Decisions – Miss.S.Ct. – March 19, 2015

Lavon Coleman v. Miss. Transportation Commission – eminent domain –  The MTC sought to purchase 18.61 of land in DeSoto County owned by Lavon Coleman.  MCA Sect. 43-37-3 requires the MTC to appraise the property and make a fair-market offer before filing suit.  An appraisal was done appraising the property at 380,300.   The state offered 380,000. Seven months later,  MTC filed an eminent-domain complaint against Coleman. “The property was condemned pursuant to Section 11-27-81 of the Mississippi Code for immediate right of title and possession under the ‘quick-take statutes.’ See Miss. Code Ann. § 11-27-81 (Rev. 2004).”  The Court appointed an independent appraiser who appraised the property at $288,455.   The MTC’s appraiser appraised the property a second time for  $289,400. At the hearing, Coleman moved only to admit evidence of  the prenegotiation offer, and to cross examine MTC’s appraiser on the disparity in value between his two appraisal reports. The trial court refused because it was an offer of compromise excludable under MRE 408. The Court directed a verdict for the amount of  $289,400. The Miss.S.Ct. reverses holding that an appraisal is not an offer in compromise pursuant to 408.

We find that MTC’s first appraisal, in addition to cross-examination thereon, should have been available to the jury for consideration of MTC’s prima facie demonstration of value and Coleman’s claim to just compensation. Because the appraisal was erroneously excluded under Rule 408, where that rule did not apply, this exclusion was reversible error. We note that the appraisal, like all proffered evidence, is still subject to the Rule 403 considerations discussed earlier.

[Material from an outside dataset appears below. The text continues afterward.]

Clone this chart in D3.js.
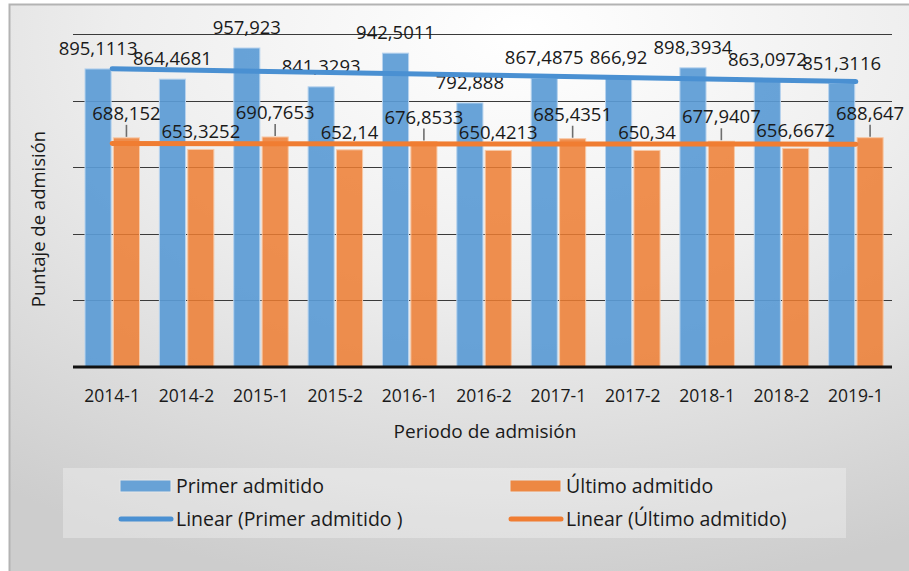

Pat Harrison Waterway Dist. v. Lamar County – Lamar County wishes to withdraw from the Pat Harrison Waterway District (“the District”). The question presented is the amount of money Lamar County must pay to do so. The chancery court found that Lamar County owed $337,088, excluding the District’s perpetual park operating and maintenance obligations as “contractual obligations . . . that are outstanding” under the statute. We affirm.”